These wooden soled ice skates with leather straps are from a collection of objects thought to have belonged to the Arkwright family of Sutton Hall, Sutton Scarsdale. Sutton Hall was auctioned and sold in 1919 by one of the last remaining members of the family, William Arkwright.
These small nineteenth century ice skates would have belonged to a lady. You’ll notice how the wooden bases must have been fixed to a skating boot and how the metal blade on underside of the wood curves around to meet the toes. You can also see the brass toes of the base and the thick leather double straps with buckle fastening.
The earliest people to try ice skating, suggested to have been around 3,000 years ago in Finland, are thought to have used bone skates to glide over the ice. The use of steel and shaped blades, for cutting into the ice, first appeared in the Netherlands in the 16th century.
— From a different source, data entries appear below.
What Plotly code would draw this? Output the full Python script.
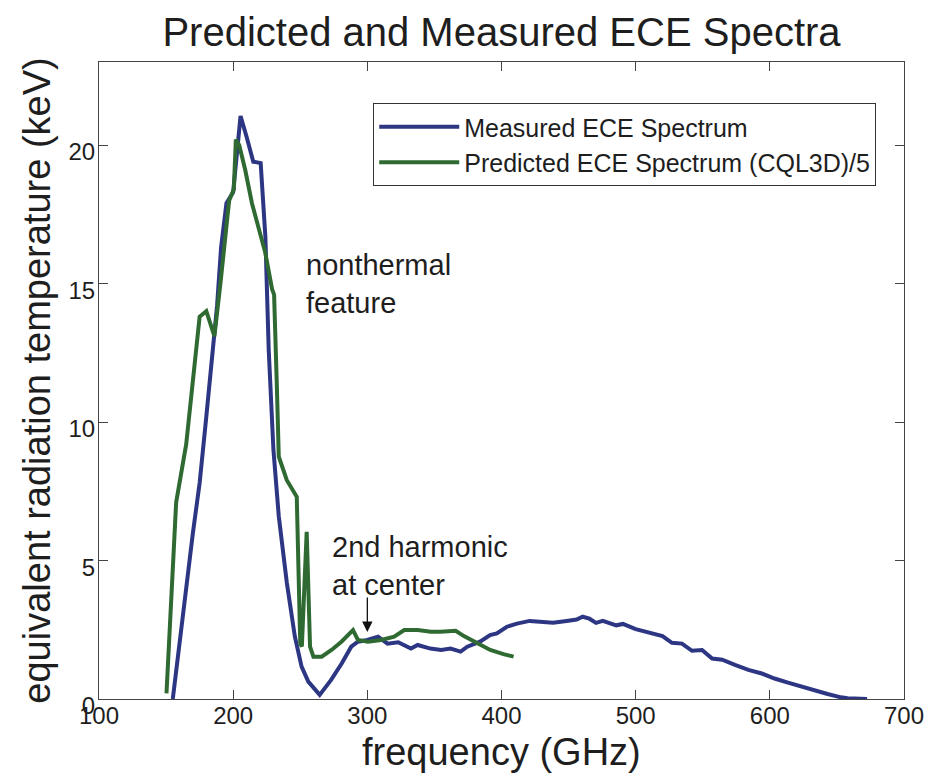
import plotly.graph_objects as go

# Measured ECE spectrum (blue)
meas_freq = [155, 160, 165, 170, 175, 180, 185, 188, 191, 195, 200, 205.5, 210, 215, 220.5,
             224, 226.5, 230, 234, 240, 246, 251, 256, 264.5, 273, 281, 288, 293, 300, 308,
             315, 323, 332.5, 337.5, 347, 355, 362, 369.5, 374.5, 384, 391.5, 396.5, 404,
             411.5, 421, 431, 438.5, 448.5, 456, 460.5, 465.5, 470.5, 475.5, 485.5, 490.5,
             500, 512.5, 520, 527, 534.5, 542, 549.5, 557, 564.5, 574, 584, 594, 603.5,
             613.5, 623.5, 633, 643, 653, 658, 672.5]
meas_keV = [0.0, 1.9, 4.0, 6.0, 7.8, 10.2, 12.8, 14.2, 16.3, 17.9, 18.3, 21.05, 20.3, 19.4, 19.35,
            16.7, 12.6, 9.0, 6.6, 4.2, 2.25, 1.17, 0.63, 0.15, 0.69, 1.29, 1.89, 2.07, 2.13, 2.25,
            2.0, 2.05, 1.82, 1.95, 1.82, 1.77, 1.82, 1.71, 1.89, 2.07, 2.31, 2.37, 2.61,
            2.72, 2.82, 2.79, 2.75, 2.82, 2.87, 2.97, 2.9, 2.75, 2.82, 2.66, 2.71,
            2.52, 2.35, 2.27, 2.03, 2.0, 1.74, 1.77, 1.46, 1.42, 1.23, 1.05, 0.92, 0.74,
            0.59, 0.44, 0.3, 0.18, 0.06, 0.03, 0.0]

# Predicted ECE spectrum (CQL3D)/5 (green)
pred_freq = [150.3, 157.5, 165, 172, 175, 180, 186, 190.5, 193, 197, 200.5, 202, 204.5, 209,
             214, 219, 224, 229, 230.5, 232.5, 234, 240, 247.4, 250, 251.2, 254.8, 257.3,
             259.8, 266, 273.3, 280.7, 289.3, 293, 300.4, 310.3, 320, 327.5, 337.5, 347.3,
             354.7, 365.8, 372, 381.8, 391.6, 401.5, 409]
pred_keV = [0.2, 7.1, 9.2, 12.4, 13.8, 14.0, 13.1, 15.0, 16.3, 18.0, 18.4, 20.2, 20.0, 19.1,
            17.9, 17.05, 16.1, 14.8, 14.6, 11.4, 8.75, 7.9, 7.3, 2.0, 1.9, 6.04, 1.89,
            1.53, 1.53, 1.77, 2.07, 2.49, 2.13, 2.07, 2.13, 2.25, 2.49, 2.49, 2.43,
            2.43, 2.46, 2.27, 2.0, 1.77, 1.62, 1.53]

x_ticks = [100, 200, 300, 400, 500, 600, 700]
y_ticks = [0, 5, 10, 15, 20]

FONT = "Liberation Sans, Arial, Helvetica, sans-serif"
BLUE = "#2c3683"
GREEN = "#2f6a32"
TXT = "#1e1e1e"

fig = go.Figure()
fig.add_trace(go.Scatter(x=meas_freq, y=meas_keV, mode="lines",
                         name="Measured ECE Spectrum",
                         line=dict(color=BLUE, width=4)))
fig.add_trace(go.Scatter(x=pred_freq, y=pred_keV, mode="lines",
                         name="Predicted ECE Spectrum (CQL3D)/5",
                         line=dict(color=GREEN, width=4)))

fig.add_annotation(x=252.5, y=15.0, xref="x", yref="y", text="nonthermal<br>feature",
                   showarrow=False, xanchor="left", yanchor="middle", align="left",
                   font=dict(family=FONT, size=29, color=TXT))
fig.add_annotation(x=272.5, y=4.8, xref="x", yref="y", text="2nd harmonic<br>at center",
                   showarrow=False, xanchor="left", yanchor="middle", align="left",
                   font=dict(family=FONT, size=29, color=TXT))
fig.add_annotation(x=300, y=2.42, xref="x", yref="y", text="", showarrow=True,
                   ax=0, ay=-36, arrowhead=2, arrowsize=1.6, arrowwidth=1.3, arrowcolor="#111")
# x-axis title placed as an annotation for precise vertical position
fig.add_annotation(x=0.5, y=0, xref="paper", yref="paper", yshift=-53,
                   text="frequency (GHz)", showarrow=False, xanchor="center", yanchor="middle",
                   font=dict(family=FONT, size=38, color=TXT))

fig.update_layout(
    width=936, height=784,
    margin=dict(l=99, r=26, t=62, b=85),
    paper_bgcolor="white", plot_bgcolor="white",
    font=dict(family=FONT, color=TXT),
    title=dict(text="Predicted and Measured ECE Spectra", xref="paper", x=0.5, xanchor="center",
               yref="container", y=0.959, yanchor="middle",
               font=dict(family=FONT, size=40, color=TXT)),
    showlegend=True,
    legend=dict(x=0.9655, y=0.9356, xanchor="right", yanchor="top",
                bordercolor="#333", borderwidth=1, bgcolor="white",
                font=dict(family=FONT, size=25, color=TXT),
                itemwidth=80, tracegroupgap=0),
    xaxis=dict(range=[100, 700], tickvals=x_ticks, ticktext=[str(v) for v in x_ticks],
               ticks="inside", ticklen=9, tickcolor="#444", showline=True, linecolor="#444",
               linewidth=1, mirror="ticks", showgrid=False, zeroline=False,
               ticklabelstandoff=-5,
               tickfont=dict(family=FONT, size=24, color=TXT)),
    yaxis=dict(range=[0, 23], tickvals=y_ticks, ticktext=[str(v) for v in y_ticks],
               ticks="inside", ticklen=9, tickcolor="#444", showline=True, linecolor="#444",
               linewidth=1, mirror="ticks", showgrid=False, zeroline=False,
               ticklabelshift=7, ticklabelstandoff=-2,
               tickfont=dict(family=FONT, size=24, color=TXT),
               title=dict(text="equivalent radiation temperature (keV)",
                          font=dict(family=FONT, size=38, color=TXT), standoff=6)),
)

# remove the default 8px page margin so the 936x784 figure fills the window exactly
fig.write_html("out.html", config={"displayModeBar": False},
               post_script="document.body.style.margin='0px';document.body.style.overflow='hidden';")
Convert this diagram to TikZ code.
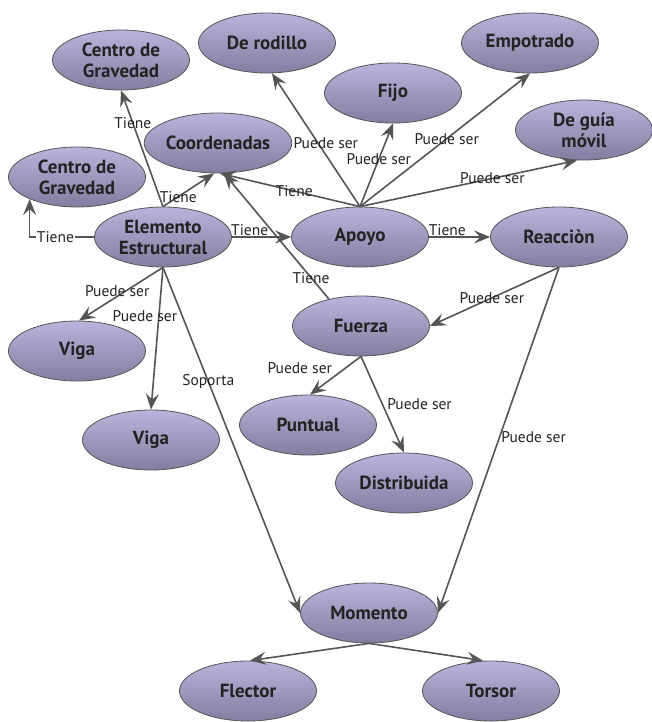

Ice skating seems to have come to Britain in the late 1600s, possibly a sport introduced to the aristocracy by William lll (of Orange) from the Netherlands. The first official ice-skating club, the Edinburgh Skating Club, was formed in the 1700s but the next, the London Skating Club, was not formed until the 1830s. However, in the Fens, east England, due to the watery landscape, ice skating had for a long time been a mode of transport for people from all walks of life; for working and for recreation. Skates were often called pattens as, like pattens, they were fixed to the sole of everyday footwear in winter months.
It was in the nineteenth century when ice-skating really took off as a fashionable winter pastime for the upper and middle classes. A British National Skating Association was established in February 1879 and the International Skating Union in 1892.